Oysa bu yasaklar AKP belediyelerince kolayca deliniyor. Hatta bir AKP MYK üyesinin danışmanının pudra şekeriyle gündeme oturan açıklamalarıyla AKP’li belediyelerde tüm konser ve etkinlik giderlerinin kaymakamlıklarca karşılanarak belediyelere ek kaynak yaratıldığını da öğrenmiştik. Geçtiğimiz günlerde yeni kazanılan Üsküdar Belediyemiz TÜRGEV ve Ensar gibi vakıflara 49 ve 25 yıllığına ücretsiz verilen üstelik kirası da ödenen 30 taşınmazı geri aldı. İşte örnek bir duruşla gerçek israfla mücadele ve halk yararına kazanım, dönüşüm için güzel bir örnek! Urla’da benzer şekilde Ensar Vakfına verilen hazineye ait sahili, İçmeler’de satışa çıkarılan arazileri gündeme getirmiştim. Sadece belediyeler değil bakanlıklar eliyle kaynaklar hoyratça israf ediliyor.

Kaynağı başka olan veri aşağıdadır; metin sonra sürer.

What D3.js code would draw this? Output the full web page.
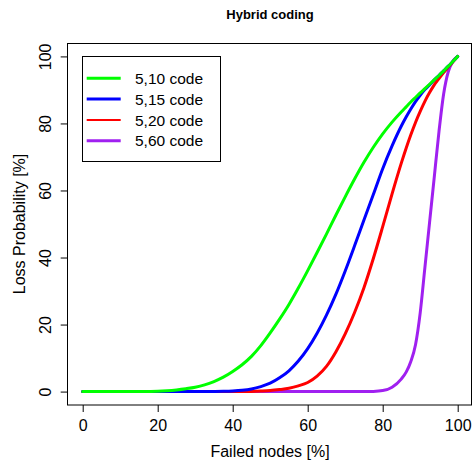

Tasarruf tedbirleri Saray’a değil yerel yönetimlere getiriliyor. Bunu aşmak için kararlılıkla karşı çıkmak ve şeffaf bir yönetim anlayışıyla halkı bilgilendirmek çok önemli.

Yerel yönetimlerin başarıları için özellikle parti üst yönetiminden başlayarak, bahsi geçen ve benzeri genelge ve uygulamalara ilişkin merkezi tutum alma, yönlendirme ve koruyucu teşvikin önemine değinmişken beni çok rahatsız eden bir konuya daha değinmek istiyorum. Bozuk düzeni değiştirmek için mücadele ve dayanışma sadece parti içinde olmaz, olmamalı. Seçimlerin ardından henüz üç ay geçmedi. Yandaş basının zaten haksız ve gerçeği yansıtmayan saldırılarla hedefinde olan belediye başkanlarına özellikle yerelde mevcut düzene muhalif basının türlü sebeple aynı hoyratlıkla her fırsatta yüklenmesini sağlıklı ve doğru bulmuyorum. Örneği yine kendi memleketimden İzmir’den vereyim. Aday belirlenene kadar ve sonra seçime kadar her gün açık taraf olarak İZBB adayını eleştiren bazı yerel basın temsilcilerinin seçimden bu yana olumsuzluk ve başarısızlık avında olduğu konuşuluyor. Özgür Özel’in İzmir ziyareti açıklamalarından tutun, başkanın her konuşmasından cımbızlanmış cümlelerle bütünü görünmez kılan, hatta belediye başkanlarını da karşı karşıya getirecek dedikodu ve yorumlara açık bir karalama kampanyası yürütülmesini iyi niyetli bulmak mümkün değil.

Örnekler İzmir’den ama her yerde benzerleri çok. Başarılarıyla geleceğin iktidar yolunu öreceğini umduğumuz ve çok şey beklediğimiz başkanlar; iktidar baskılarıyla mı, yandaş basınla mı, kendilerinden önce aday gösterilmediği halde işe alım yapan başkanların (en büyük haksızlığı da işçilere yaparak)  bıraktığı yük ve borçlarla mı, tüm bunlara rağmen kendilerini her adımda sınavdan geçiren önyargılarla mı boğuşacak? İlk altı ay ya da bir yılın sonunda çalışmalarıyla değerlendirmemiz gereken yöneticilere alan açmak ve eksikleri tamamlayabilmek, daha iyiyi sağlayabilmek için destek olmak da esas mücadelenin olmazsa olmaz bir parçası değil mi?